The growing economic and political clout of state-owned enterprises is another possible impediment to progress. Like Japan before it, China has grown fast by replicating and improving on what advanced economies have already done and producing and selling the results much more cheaply. Yet, as Japan found out, there comes a point where innovation has to replace imitation if growth is to be sustained.

China’s state-owned national champions and aspiring multinationals are ambitious, adaptive and fast learners (as were Japan’s). They are developing R&D and product development capabilities but they remain reliant on access to low-cost capital from the state, have rudimentary organizational and financial management skills by the standards of multinationals and have yet to acquire two of the most essential traits of a globalized multinational, managing diversity and allowing the intrapreneurship in which innovation can flourish (traits that few Japanese multinationals were able to acquire).

Beijing is throwing a wall of money and of engineers and scientists at making its national champions more innovative (dealing with diversity isn’t even on the radar). Yet in the process of building up the SOEs it is distorting markets and entrenching vested interests that increase the resistance to reform. It also crowds out small and medium sized companies where growth-generating innovation truly flourishes. Those need a particular business environment which is possible only with good institutions and a regulatory and governance regime that may not be to the taste of big business in the form of the SOEs, who see their (patriotic) role to be competing with other multinationals not fending off pesky upstarts at home.

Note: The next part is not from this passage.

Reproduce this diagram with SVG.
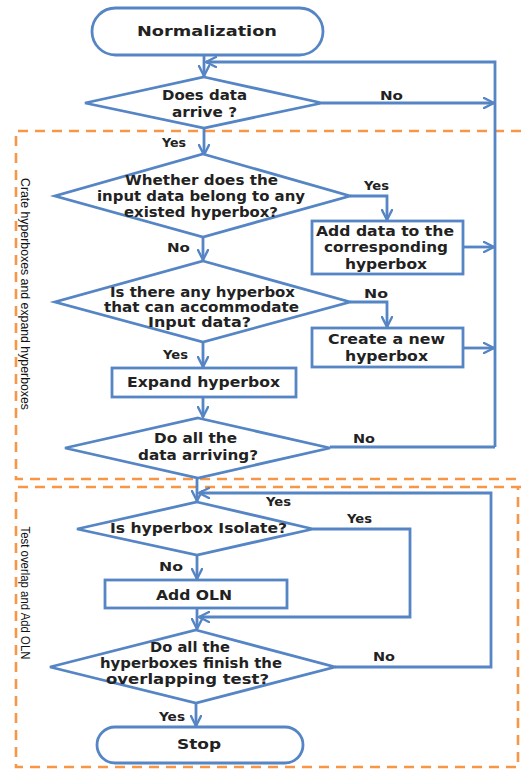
<svg xmlns="http://www.w3.org/2000/svg" width="521" height="772" viewBox="0 0 521 772">
<defs>
<marker id="arr" viewBox="0 0 12 12" refX="11" refY="6" markerWidth="12" markerHeight="12" markerUnits="userSpaceOnUse" orient="auto">
<path d="M1,1 L11,6 L1,11" fill="none" stroke="#5585C4" stroke-width="2.4" stroke-linecap="round" stroke-linejoin="round"/>
</marker>
<style>
.sh{fill:#fff;stroke:#5585C4;stroke-width:2.8}
.ln{fill:none;stroke:#5585C4;stroke-width:2.8;stroke-linejoin:round}
.ar{fill:none;stroke:#5585C4;stroke-width:2.8;marker-end:url(#arr)}
.t{font-family:"DejaVu Sans","Open Sans",sans-serif;font-weight:bold;font-size:13.5px;fill:#222;text-anchor:middle}
.big{font-size:14.5px}
.lb{font-family:"DejaVu Sans","Open Sans",sans-serif;font-weight:bold;font-size:12.5px;fill:#222;text-anchor:middle}
.grp{fill:none;stroke:#F79646;stroke-width:2.6;stroke-dasharray:10,7}
.gt{font-family:"Liberation Sans","Open Sans",sans-serif;font-size:13px;fill:#111;text-anchor:middle}
</style>
</defs>
<g id="groups">
<path class="grp" d="M521,131 H16 V479 H521"/>
<path class="grp" d="M521,487 H16 V767 H518 V487"/>
<text class="gt" transform="translate(21,294) rotate(90)" textLength="232" lengthAdjust="spacingAndGlyphs">Crate hyperboxes and expand hyperboxes</text>
<text class="gt" transform="translate(21,593) rotate(90)" textLength="133" lengthAdjust="spacingAndGlyphs">Test overlap and Add OLN</text>
</g>
<g id="connectors">
<line class="ar" x1="204" y1="55" x2="204" y2="76"/>
<path class="ar" d="M495,447 V62 H206"/>
<line class="ar" x1="322" y1="103" x2="494" y2="103"/>
<line class="ar" x1="204" y1="128" x2="204" y2="155"/>
<path class="ar" d="M350,196 H387 V220"/>
<line class="ar" x1="463" y1="247" x2="494" y2="247"/>
<line class="ar" x1="203" y1="237" x2="203" y2="260"/>
<path class="ar" d="M350,302 H387 V327"/>
<line class="ar" x1="463" y1="348" x2="494" y2="348"/>
<line class="ar" x1="203" y1="342" x2="203" y2="367"/>
<line class="ar" x1="203" y1="397" x2="203" y2="417"/>
<line class="ln" x1="330" y1="447" x2="495" y2="447"/>
<line class="ar" x1="197" y1="479" x2="197" y2="501"/>
<path class="ar" d="M335,667 H491 V493 H199"/>
<path class="ar" d="M313,529 H410 V617 H199"/>
<line class="ar" x1="197" y1="555" x2="197" y2="579"/>
<line class="ar" x1="197" y1="608" x2="197" y2="629"/>
<line class="ar" x1="196" y1="703" x2="196" y2="726"/>
<text class="lb" x="391.5" y="100" textLength="23" lengthAdjust="spacingAndGlyphs">No</text>
<text class="lb" x="174" y="147" textLength="24" lengthAdjust="spacingAndGlyphs">Yes</text>
<text class="lb" x="376.5" y="190" textLength="25" lengthAdjust="spacingAndGlyphs">Yes</text>
<text class="lb" x="178.5" y="252" textLength="23" lengthAdjust="spacingAndGlyphs">No</text>
<text class="lb" x="376" y="298" textLength="24" lengthAdjust="spacingAndGlyphs">No</text>
<text class="lb" x="175.5" y="359" textLength="25" lengthAdjust="spacingAndGlyphs">Yes</text>
<text class="lb" x="364" y="443" textLength="22" lengthAdjust="spacingAndGlyphs">No</text>
<text class="lb" x="278.5" y="506" textLength="25" lengthAdjust="spacingAndGlyphs">Yes</text>
<text class="lb" x="359.5" y="523" textLength="25" lengthAdjust="spacingAndGlyphs">Yes</text>
<text class="lb" x="171" y="571" textLength="24" lengthAdjust="spacingAndGlyphs">No</text>
<text class="lb" x="384" y="661" textLength="22" lengthAdjust="spacingAndGlyphs">No</text>
<text class="lb" x="172" y="721" textLength="26" lengthAdjust="spacingAndGlyphs">Yes</text>
</g>
<g id="n-normalization">
<rect class="sh" x="92" y="8" width="231" height="47" rx="23.5"/>
<text class="t big" x="207" y="36" textLength="140" lengthAdjust="spacingAndGlyphs">Normalization</text>
</g>
<g id="n-arrive">
<polygon class="sh" points="204,77 322,103 204,128 85,103"/>
<text class="t" x="204.5" y="100" textLength="85" lengthAdjust="spacingAndGlyphs">Does data</text>
<text class="t" x="204.5" y="117" textLength="65" lengthAdjust="spacingAndGlyphs">arrive ?</text>
</g>
<g id="n-belong">
<polygon class="sh" points="203,154 350,196 203,237 55,196"/>
<text class="t" x="201.5" y="185" textLength="153" lengthAdjust="spacingAndGlyphs">Whether does the</text>
<text class="t" x="201" y="201" textLength="208" lengthAdjust="spacingAndGlyphs">input data belong to any</text>
<text class="t" x="201" y="217" textLength="154" lengthAdjust="spacingAndGlyphs">existed hyperbox?</text>
</g>
<g id="n-adddata">
<rect class="sh" x="312" y="221" width="151" height="53"/>
<text class="t" x="385" y="236" textLength="138" lengthAdjust="spacingAndGlyphs">Add data to the</text>
<text class="t" x="386" y="252" textLength="124" lengthAdjust="spacingAndGlyphs">corresponding</text>
<text class="t" x="386" y="269" textLength="82" lengthAdjust="spacingAndGlyphs">hyperbox</text>
</g>
<g id="n-accommodate">
<polygon class="sh" points="203,261 350,302 203,342 55,302"/>
<text class="t" x="202.5" y="297" textLength="185" lengthAdjust="spacingAndGlyphs">Is there any hyperbox</text>
<text class="t" x="201.5" y="312" textLength="195" lengthAdjust="spacingAndGlyphs">that can accommodate</text>
<text class="t" x="199.5" y="327" textLength="103" lengthAdjust="spacingAndGlyphs">Input data?</text>
</g>
<g id="n-create">
<rect class="sh" x="312" y="328" width="151" height="39"/>
<text class="t" x="386.5" y="344" textLength="117" lengthAdjust="spacingAndGlyphs">Create a new</text>
<text class="t" x="386.5" y="361" textLength="83" lengthAdjust="spacingAndGlyphs">hyperbox</text>
</g>
<g id="n-expand">
<rect class="sh" x="112" y="368" width="184" height="29"/>
<text class="t" x="203.5" y="387" textLength="153" lengthAdjust="spacingAndGlyphs">Expand  hyperbox</text>
</g>
<g id="n-alldata">
<polygon class="sh" points="198,418 330,448 198,478 65,448"/>
<text class="t" x="195.5" y="443" textLength="83" lengthAdjust="spacingAndGlyphs">Do all the</text>
<text class="t" x="198" y="460" textLength="120" lengthAdjust="spacingAndGlyphs">data arriving?</text>
</g>
<g id="n-isolate">
<polygon class="sh" points="197,502 313,529 197,555 77,529"/>
<text class="t" x="198.5" y="533" textLength="177" lengthAdjust="spacingAndGlyphs">Is hyperbox Isolate?</text>
</g>
<g id="n-addoln">
<rect class="sh" x="105" y="580" width="182" height="28"/>
<text class="t" x="194" y="600" textLength="76" lengthAdjust="spacingAndGlyphs">Add OLN</text>
</g>
<g id="n-overlap">
<polygon class="sh" points="196,630 335,667 196,703 50,667"/>
<text class="t" x="190" y="652" textLength="80" lengthAdjust="spacingAndGlyphs">Do all the</text>
<text class="t" x="191" y="668" textLength="182" lengthAdjust="spacingAndGlyphs">hyperboxes finish the</text>
<text class="t" x="187.5" y="684" textLength="163" lengthAdjust="spacingAndGlyphs">overlapping test?</text>
</g>
<g id="n-stop">
<rect class="sh" x="97" y="727" width="206" height="36" rx="18"/>
<text class="t big" x="199" y="749" textLength="44" lengthAdjust="spacingAndGlyphs">Stop</text>
</g>
</svg>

That sets up a dilemma for the leadership. If the Party’s legitimacy to monopolistic rule depends on continuing to deliver the economic growth that keeps its citizens getting richer and Mihov is right that the country’s rapid economic growth cannot continue beyond a certain point without institutional reform, then managing the role of government in the economy and overcoming state-owned vested interests — in other words reforming itself — becomes China’s policy planners most important concern.

*There is a 2009 research paper on the $10,000-12,000 barrier by Mihov and his colleague Antonio Fatas, The 4Is of Economic Growth, from which the chart above was abstracted. A summary focusing on China, Another Challenge To China’s Growth, was published in the Harvard Business Review of March 2009.